╭─ DATA SEGMENT
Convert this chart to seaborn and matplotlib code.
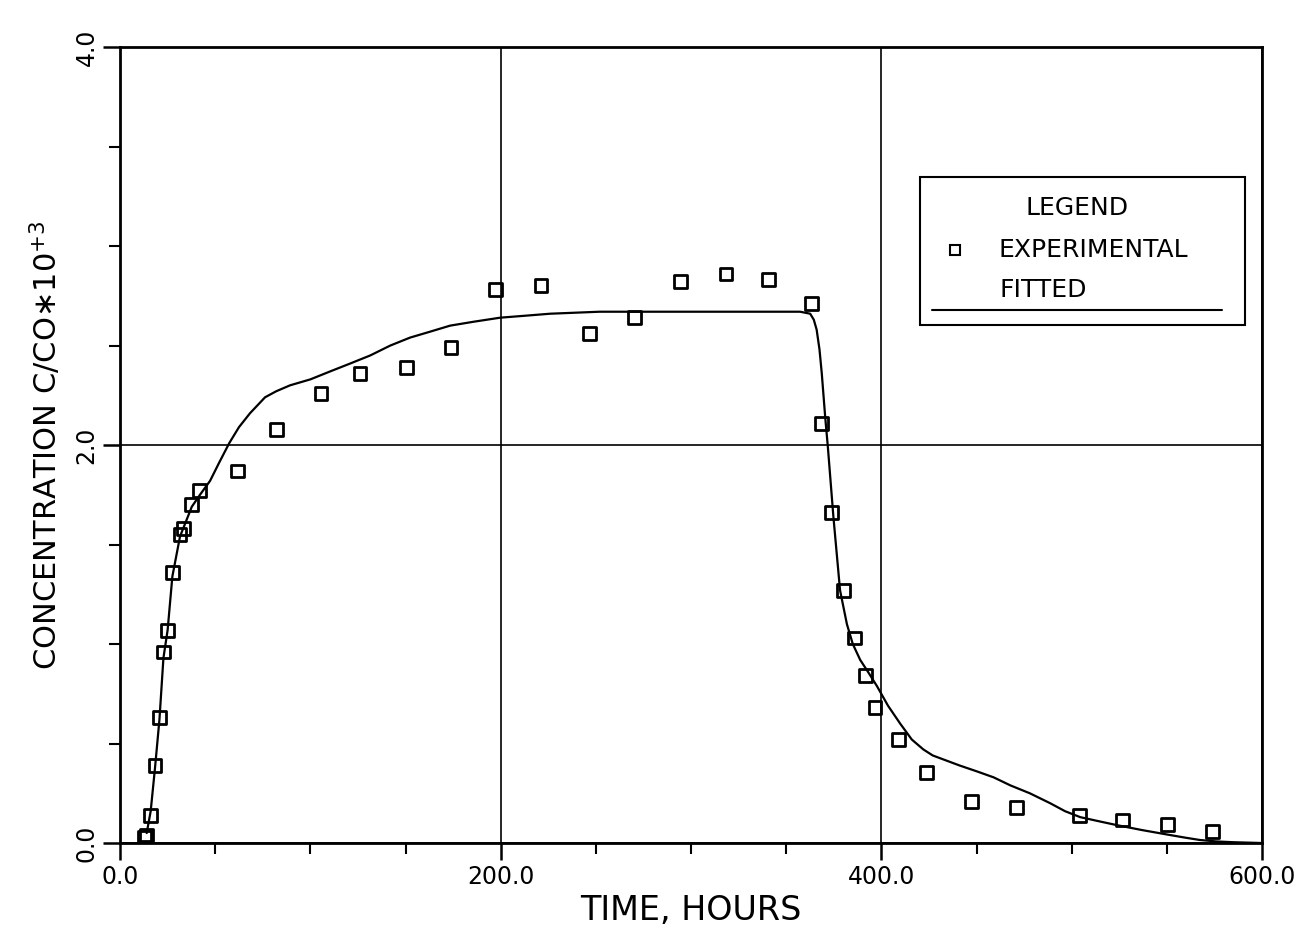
# Breakthrough curve: experimental points vs fitted curve
import matplotlib.pyplot as plt
import matplotlib.ticker as mticker
import pandas as pd
import seaborn as sns

# --- Data ---
exp_time = [13.0, 14.0, 16.1, 18.4, 20.7, 22.8, 25.0, 27.5, 31.5, 33.3, 37.7, 41.7,
            61.8, 82.0, 105.6, 126.1, 150.3, 173.9, 197.1, 221.2, 246.5, 270.1,
            294.3, 318.4, 340.5, 363.1, 368.4, 374.0, 380.1, 385.7, 391.8, 396.7,
            409.0, 423.9, 447.5, 471.2, 504.1, 526.9, 550.5, 574.2]
exp_conc = [0.03, 0.04, 0.14, 0.39, 0.63, 0.96, 1.07, 1.36, 1.55, 1.58, 1.70, 1.77,
            1.87, 2.08, 2.26, 2.36, 2.39, 2.49, 2.78, 2.80, 2.56, 2.64,
            2.82, 2.86, 2.83, 2.71, 2.11, 1.66, 1.27, 1.03, 0.84, 0.68,
            0.52, 0.355, 0.21, 0.18, 0.137, 0.116, 0.094, 0.057]

fit_time = [14.0, 16.1, 18.4, 20.7, 22.8, 25.0, 27.5, 31.5, 37.7, 42.0, 47.3, 52.0,
            57.4, 62.5, 68.3, 76.2, 82.0, 89.3, 100.0, 110.4, 121.0, 131.4, 142.0,
            152.4, 163.0, 173.4, 186.0, 199.7, 213.0, 226.0, 252.0, 304.8,
            357.3, 362.6, 364.5, 366.0, 367.5, 368.7, 370.5, 371.9, 374.8, 378.3,
            381.9, 385.0, 388.9, 393.0, 397.6, 403.5, 409.9, 416.0, 422.1, 427.0,
            432.6, 441.0, 450.2, 459.0, 467.7, 478.0, 488.7, 496.5, 504.5, 514.0,
            523.7, 537.0, 550.0, 559.0, 567.5, 576.0, 585.0, 600.0]
fit_conc = [0.05, 0.16, 0.38, 0.62, 0.93, 1.07, 1.34, 1.54, 1.69, 1.75, 1.82, 1.91,
            2.01, 2.09, 2.16, 2.24, 2.27, 2.30, 2.33, 2.37, 2.41, 2.45, 2.50,
            2.54, 2.57, 2.60, 2.62, 2.64, 2.65, 2.66, 2.67, 2.67,
            2.67, 2.66, 2.63, 2.58, 2.48, 2.36, 2.14, 1.99, 1.64, 1.27,
            1.10, 1.00, 0.92, 0.86, 0.79, 0.69, 0.60, 0.52, 0.47, 0.44,
            0.42, 0.39, 0.36, 0.33, 0.29, 0.25, 0.20, 0.16, 0.13, 0.11,
            0.09, 0.065, 0.043, 0.028, 0.015, 0.008, 0.004, 0.0]

df_exp = pd.DataFrame({"time": exp_time, "conc": exp_conc})
df_fit = pd.DataFrame({"time": fit_time, "conc": fit_conc})

# --- Plot ---
sns.set_style("white")
plt.rcParams["font.family"] = ["DejaVu Sans"]
plt.rcParams["mathtext.default"] = "regular"
plt.rcParams["text.color"] = "black"
plt.rcParams["axes.labelcolor"] = "black"
plt.rcParams["xtick.color"] = "black"
plt.rcParams["ytick.color"] = "black"

fig = plt.figure(figsize=(13.09, 9.47), dpi=100)
ax = fig.add_axes([0.0917, 0.1098, 0.8724, 0.8405])

sns.lineplot(data=df_fit, x="time", y="conc", color="black", linewidth=1.6,
             sort=False, ax=ax)
sns.scatterplot(data=df_exp, x="time", y="conc", marker="s", s=85,
                facecolor="none", edgecolor="black", linewidth=2.0, ax=ax)

ax.set_xlim(0, 600)
ax.set_ylim(0, 4.0)
ax.xaxis.set_major_locator(mticker.MultipleLocator(200))
ax.xaxis.set_minor_locator(mticker.MultipleLocator(50))
ax.yaxis.set_major_locator(mticker.MultipleLocator(2.0))
ax.yaxis.set_minor_locator(mticker.MultipleLocator(0.5))
ax.xaxis.set_major_formatter(mticker.FormatStrFormatter("%.1f"))
ax.yaxis.set_major_formatter(mticker.FormatStrFormatter("%.1f"))

ax.tick_params(which="major", direction="out", length=12, width=1.8,
               labelsize=17, color="black", labelcolor="black",
               bottom=True, left=True)
ax.tick_params(which="minor", direction="out", length=8, width=1.5,
               bottom=True, left=True)
for lab in ax.get_yticklabels():
    lab.set_rotation(90)
    lab.set_va("center")

ax.grid(True, which="major", color="black", linewidth=1.2)
for sp in ax.spines.values():
    sp.set_color("black")
    sp.set_linewidth(2.0)

ax.set_xlabel("TIME, HOURS", fontsize=24, labelpad=4, color="black")
ax.set_ylabel("CONCENTRATION C/CO\u221710$^{+3}$", fontsize=22, labelpad=8,
              color="black")

# legend box, drawn like the plotter original
ax.add_patch(plt.Rectangle((0.7005, 0.6508), 0.2845, 0.1859, transform=ax.transAxes,
                           facecolor="white", edgecolor="black", linewidth=1.5,
                           zorder=5))
ax.text(0.838, 0.798, "LEGEND", transform=ax.transAxes, fontsize=18,
        ha="center", va="center", zorder=6)
ax.plot([0.731], [0.745], transform=ax.transAxes, marker="s", markersize=7,
        markerfacecolor="none", markeredgecolor="black", markeredgewidth=1.5,
        zorder=6)
ax.text(0.769, 0.745, "EXPERIMENTAL", transform=ax.transAxes, fontsize=18,
        ha="left", va="center", zorder=6)
ax.text(0.770, 0.695, "FITTED", transform=ax.transAxes, fontsize=18,
        ha="left", va="center", zorder=6)
ax.plot([0.711, 0.965], [0.670, 0.670], transform=ax.transAxes, color="black",
        linewidth=1.5, zorder=6)

fig.savefig("out.png", dpi=100)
╰─
## TASK PROMPT:
Give again, word for word, every line from the top of the data above to the line holding "import seaborn as sns", inclusive, with the pictures left out.

## THE OUTPUT:
Convert this chart to seaborn and matplotlib code.
# Breakthrough curve: experimental points vs fitted curve
import matplotlib.pyplot as plt
import matplotlib.ticker as mticker
import pandas as pd
import seaborn as sns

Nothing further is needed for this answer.